>>>>

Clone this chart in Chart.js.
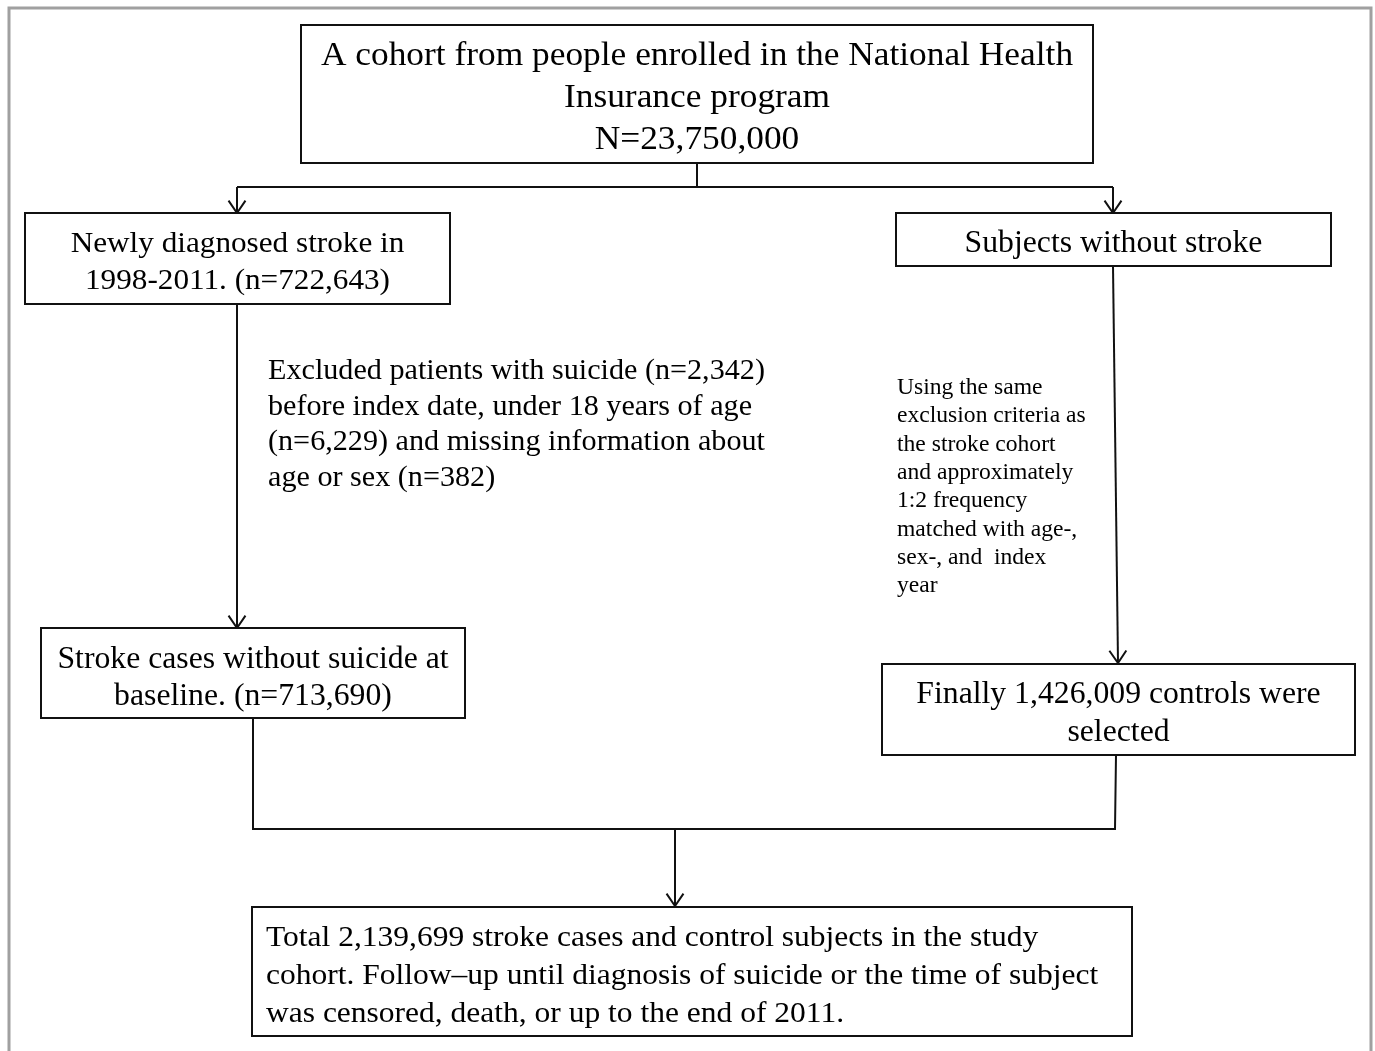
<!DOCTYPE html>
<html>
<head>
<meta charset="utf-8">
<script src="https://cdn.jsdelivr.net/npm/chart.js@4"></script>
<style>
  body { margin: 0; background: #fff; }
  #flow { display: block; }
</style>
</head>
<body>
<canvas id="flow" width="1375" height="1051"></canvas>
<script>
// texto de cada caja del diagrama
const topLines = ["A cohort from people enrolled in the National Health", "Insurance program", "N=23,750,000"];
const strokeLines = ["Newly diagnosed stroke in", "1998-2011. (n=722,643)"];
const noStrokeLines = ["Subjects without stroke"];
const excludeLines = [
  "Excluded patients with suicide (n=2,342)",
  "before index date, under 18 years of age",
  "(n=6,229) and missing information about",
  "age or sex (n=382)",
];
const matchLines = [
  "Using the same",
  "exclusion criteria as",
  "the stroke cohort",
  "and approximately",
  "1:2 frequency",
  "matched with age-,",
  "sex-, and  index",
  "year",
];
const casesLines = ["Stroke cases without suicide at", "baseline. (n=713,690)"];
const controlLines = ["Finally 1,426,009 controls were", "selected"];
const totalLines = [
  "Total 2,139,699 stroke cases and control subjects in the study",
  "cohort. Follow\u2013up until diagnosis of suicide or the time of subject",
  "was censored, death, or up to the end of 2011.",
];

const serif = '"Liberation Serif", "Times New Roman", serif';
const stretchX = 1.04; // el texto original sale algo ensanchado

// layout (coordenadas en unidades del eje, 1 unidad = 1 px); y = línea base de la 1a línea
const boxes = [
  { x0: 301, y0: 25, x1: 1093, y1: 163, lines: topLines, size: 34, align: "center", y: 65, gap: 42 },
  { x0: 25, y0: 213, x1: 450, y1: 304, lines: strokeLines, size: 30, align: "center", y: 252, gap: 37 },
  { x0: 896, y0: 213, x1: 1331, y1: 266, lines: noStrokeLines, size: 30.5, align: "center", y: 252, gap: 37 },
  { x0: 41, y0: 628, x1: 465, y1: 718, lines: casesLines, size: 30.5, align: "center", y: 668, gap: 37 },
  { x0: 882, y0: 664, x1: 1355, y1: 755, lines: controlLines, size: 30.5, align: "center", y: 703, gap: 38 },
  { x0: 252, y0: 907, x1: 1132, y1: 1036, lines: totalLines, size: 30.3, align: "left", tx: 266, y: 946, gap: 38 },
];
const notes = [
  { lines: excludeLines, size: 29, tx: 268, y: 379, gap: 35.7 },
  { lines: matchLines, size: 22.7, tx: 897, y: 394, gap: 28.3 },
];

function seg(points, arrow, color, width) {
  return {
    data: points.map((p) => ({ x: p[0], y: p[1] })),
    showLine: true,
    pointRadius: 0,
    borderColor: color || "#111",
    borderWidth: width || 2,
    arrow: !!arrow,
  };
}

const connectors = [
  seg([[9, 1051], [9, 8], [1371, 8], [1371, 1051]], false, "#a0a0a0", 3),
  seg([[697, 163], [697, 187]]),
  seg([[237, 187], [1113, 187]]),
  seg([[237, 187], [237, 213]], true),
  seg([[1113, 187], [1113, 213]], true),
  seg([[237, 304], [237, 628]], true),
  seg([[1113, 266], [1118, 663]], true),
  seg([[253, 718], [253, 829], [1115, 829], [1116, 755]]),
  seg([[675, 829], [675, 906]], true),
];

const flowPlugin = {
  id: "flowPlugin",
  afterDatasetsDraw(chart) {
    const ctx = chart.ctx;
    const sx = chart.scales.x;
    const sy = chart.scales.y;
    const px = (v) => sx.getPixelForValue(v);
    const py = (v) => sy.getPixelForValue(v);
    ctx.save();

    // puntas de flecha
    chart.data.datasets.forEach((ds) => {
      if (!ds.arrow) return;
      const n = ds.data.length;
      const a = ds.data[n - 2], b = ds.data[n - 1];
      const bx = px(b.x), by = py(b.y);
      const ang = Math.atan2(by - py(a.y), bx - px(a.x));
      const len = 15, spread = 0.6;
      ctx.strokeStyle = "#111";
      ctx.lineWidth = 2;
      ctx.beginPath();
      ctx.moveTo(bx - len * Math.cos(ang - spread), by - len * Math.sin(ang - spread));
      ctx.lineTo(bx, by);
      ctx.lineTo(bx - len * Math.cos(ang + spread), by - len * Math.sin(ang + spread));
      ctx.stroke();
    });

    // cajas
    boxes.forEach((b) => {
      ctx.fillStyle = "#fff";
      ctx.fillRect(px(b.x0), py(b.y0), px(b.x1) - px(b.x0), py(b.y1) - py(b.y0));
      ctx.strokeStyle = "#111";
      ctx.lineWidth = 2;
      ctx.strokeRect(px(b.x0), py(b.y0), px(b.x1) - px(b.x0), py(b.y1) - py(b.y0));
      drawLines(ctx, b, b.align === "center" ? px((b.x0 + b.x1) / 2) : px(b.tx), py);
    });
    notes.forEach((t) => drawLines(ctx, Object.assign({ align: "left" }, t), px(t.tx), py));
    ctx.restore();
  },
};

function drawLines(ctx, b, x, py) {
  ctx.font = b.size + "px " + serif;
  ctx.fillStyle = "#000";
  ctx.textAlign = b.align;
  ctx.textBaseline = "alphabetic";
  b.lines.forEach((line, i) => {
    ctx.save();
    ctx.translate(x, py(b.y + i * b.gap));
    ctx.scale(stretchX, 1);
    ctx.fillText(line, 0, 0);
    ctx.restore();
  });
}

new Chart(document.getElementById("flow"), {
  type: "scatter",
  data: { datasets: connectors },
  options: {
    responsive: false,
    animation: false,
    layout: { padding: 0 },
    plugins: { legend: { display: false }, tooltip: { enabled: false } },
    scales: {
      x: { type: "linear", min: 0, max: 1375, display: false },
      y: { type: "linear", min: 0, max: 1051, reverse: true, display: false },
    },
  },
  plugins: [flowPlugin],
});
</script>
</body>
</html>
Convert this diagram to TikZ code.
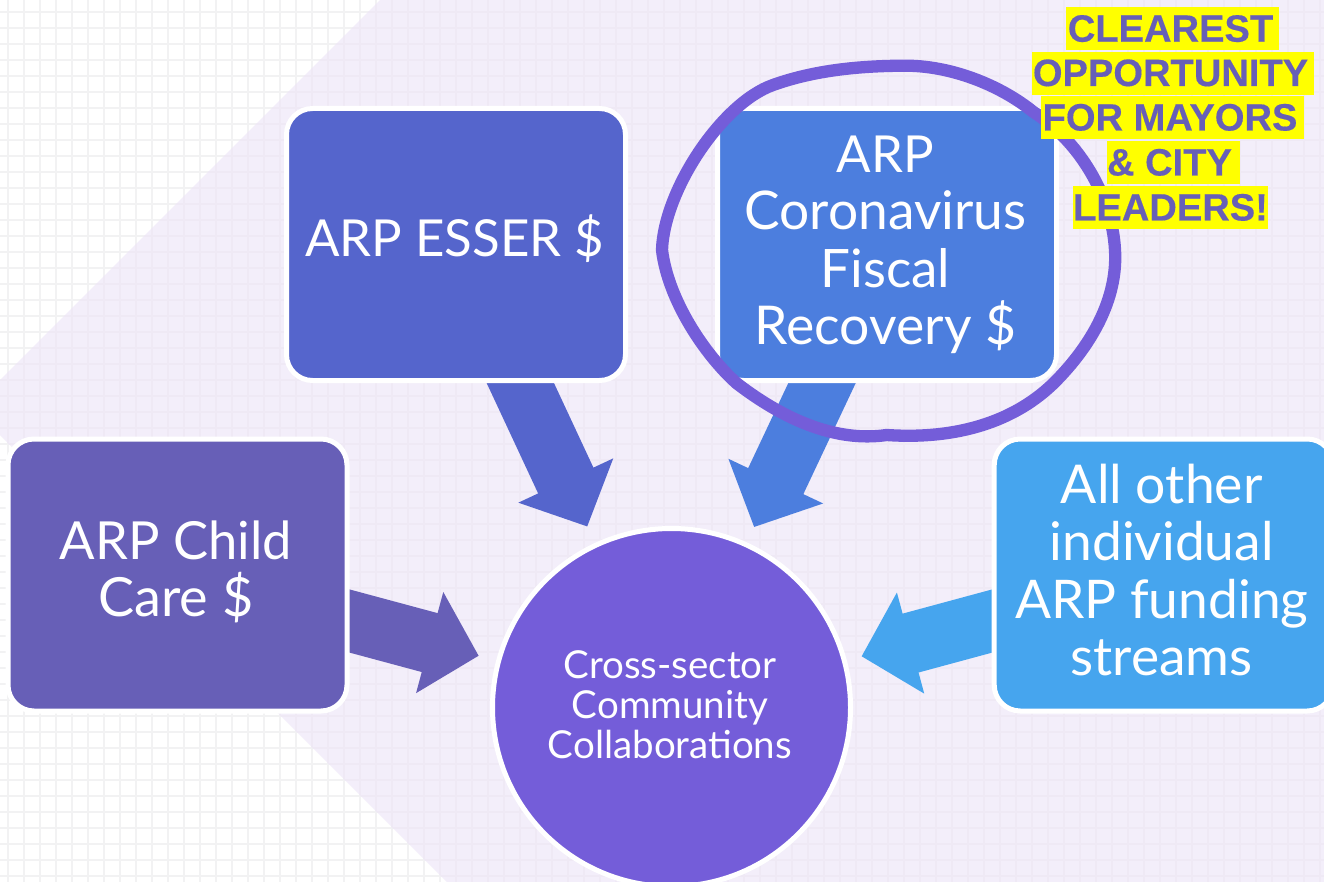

<<<<

▶ [Instructions for the task] Give every line above again exactly, with no pictures.

▶ [Problem solution]
Clone this chart in Chart.js.
<!DOCTYPE html>
<html>
<head>
<meta charset="utf-8">
<script src="https://cdn.jsdelivr.net/npm/chart.js@4"></script>
<style>
  body { margin: 0; background: #fff; }
  #flow { display: block; }
</style>
</head>
<body>
<canvas id="flow" width="1375" height="1051"></canvas>
<script>
// texto de cada caja del diagrama
const topLines = ["A cohort from people enrolled in the National Health", "Insurance program", "N=23,750,000"];
const strokeLines = ["Newly diagnosed stroke in", "1998-2011. (n=722,643)"];
const noStrokeLines = ["Subjects without stroke"];
const excludeLines = [
  "Excluded patients with suicide (n=2,342)",
  "before index date, under 18 years of age",
  "(n=6,229) and missing information about",
  "age or sex (n=382)",
];
const matchLines = [
  "Using the same",
  "exclusion criteria as",
  "the stroke cohort",
  "and approximately",
  "1:2 frequency",
  "matched with age-,",
  "sex-, and  index",
  "year",
];
const casesLines = ["Stroke cases without suicide at", "baseline. (n=713,690)"];
const controlLines = ["Finally 1,426,009 controls were", "selected"];
const totalLines = [
  "Total 2,139,699 stroke cases and control subjects in the study",
  "cohort. Follow\u2013up until diagnosis of suicide or the time of subject",
  "was censored, death, or up to the end of 2011.",
];

const serif = '"Liberation Serif", "Times New Roman", serif';
const stretchX = 1.04; // el texto original sale algo ensanchado

// layout (coordenadas en unidades del eje, 1 unidad = 1 px); y = línea base de la 1a línea
const boxes = [
  { x0: 301, y0: 25, x1: 1093, y1: 163, lines: topLines, size: 34, align: "center", y: 65, gap: 42 },
  { x0: 25, y0: 213, x1: 450, y1: 304, lines: strokeLines, size: 30, align: "center", y: 252, gap: 37 },
  { x0: 896, y0: 213, x1: 1331, y1: 266, lines: noStrokeLines, size: 30.5, align: "center", y: 252, gap: 37 },
  { x0: 41, y0: 628, x1: 465, y1: 718, lines: casesLines, size: 30.5, align: "center", y: 668, gap: 37 },
  { x0: 882, y0: 664, x1: 1355, y1: 755, lines: controlLines, size: 30.5, align: "center", y: 703, gap: 38 },
  { x0: 252, y0: 907, x1: 1132, y1: 1036, lines: totalLines, size: 30.3, align: "left", tx: 266, y: 946, gap: 38 },
];
const notes = [
  { lines: excludeLines, size: 29, tx: 268, y: 379, gap: 35.7 },
  { lines: matchLines, size: 22.7, tx: 897, y: 394, gap: 28.3 },
];

function seg(points, arrow, color, width) {
  return {
    data: points.map((p) => ({ x: p[0], y: p[1] })),
    showLine: true,
    pointRadius: 0,
    borderColor: color || "#111",
    borderWidth: width || 2,
    arrow: !!arrow,
  };
}

const connectors = [
  seg([[9, 1051], [9, 8], [1371, 8], [1371, 1051]], false, "#a0a0a0", 3),
  seg([[697, 163], [697, 187]]),
  seg([[237, 187], [1113, 187]]),
  seg([[237, 187], [237, 213]], true),
  seg([[1113, 187], [1113, 213]], true),
  seg([[237, 304], [237, 628]], true),
  seg([[1113, 266], [1118, 663]], true),
  seg([[253, 718], [253, 829], [1115, 829], [1116, 755]]),
  seg([[675, 829], [675, 906]], true),
];

const flowPlugin = {
  id: "flowPlugin",
  afterDatasetsDraw(chart) {
    const ctx = chart.ctx;
    const sx = chart.scales.x;
    const sy = chart.scales.y;
    const px = (v) => sx.getPixelForValue(v);
    const py = (v) => sy.getPixelForValue(v);
    ctx.save();

    // puntas de flecha
    chart.data.datasets.forEach((ds) => {
      if (!ds.arrow) return;
      const n = ds.data.length;
      const a = ds.data[n - 2], b = ds.data[n - 1];
      const bx = px(b.x), by = py(b.y);
      const ang = Math.atan2(by - py(a.y), bx - px(a.x));
      const len = 15, spread = 0.6;
      ctx.strokeStyle = "#111";
      ctx.lineWidth = 2;
      ctx.beginPath();
      ctx.moveTo(bx - len * Math.cos(ang - spread), by - len * Math.sin(ang - spread));
      ctx.lineTo(bx, by);
      ctx.lineTo(bx - len * Math.cos(ang + spread), by - len * Math.sin(ang + spread));
      ctx.stroke();
    });

    // cajas
    boxes.forEach((b) => {
      ctx.fillStyle = "#fff";
      ctx.fillRect(px(b.x0), py(b.y0), px(b.x1) - px(b.x0), py(b.y1) - py(b.y0));
      ctx.strokeStyle = "#111";
      ctx.lineWidth = 2;
      ctx.strokeRect(px(b.x0), py(b.y0), px(b.x1) - px(b.x0), py(b.y1) - py(b.y0));
      drawLines(ctx, b, b.align === "center" ? px((b.x0 + b.x1) / 2) : px(b.tx), py);
    });
    notes.forEach((t) => drawLines(ctx, Object.assign({ align: "left" }, t), px(t.tx), py));
    ctx.restore();
  },
};

function drawLines(ctx, b, x, py) {
  ctx.font = b.size + "px " + serif;
  ctx.fillStyle = "#000";
  ctx.textAlign = b.align;
  ctx.textBaseline = "alphabetic";
  b.lines.forEach((line, i) => {
    ctx.save();
    ctx.translate(x, py(b.y + i * b.gap));
    ctx.scale(stretchX, 1);
    ctx.fillText(line, 0, 0);
    ctx.restore();
  });
}

new Chart(document.getElementById("flow"), {
  type: "scatter",
  data: { datasets: connectors },
  options: {
    responsive: false,
    animation: false,
    layout: { padding: 0 },
    plugins: { legend: { display: false }, tooltip: { enabled: false } },
    scales: {
      x: { type: "linear", min: 0, max: 1375, display: false },
      y: { type: "linear", min: 0, max: 1051, reverse: true, display: false },
    },
  },
  plugins: [flowPlugin],
});
</script>
</body>
</html>
Convert this diagram to TikZ code.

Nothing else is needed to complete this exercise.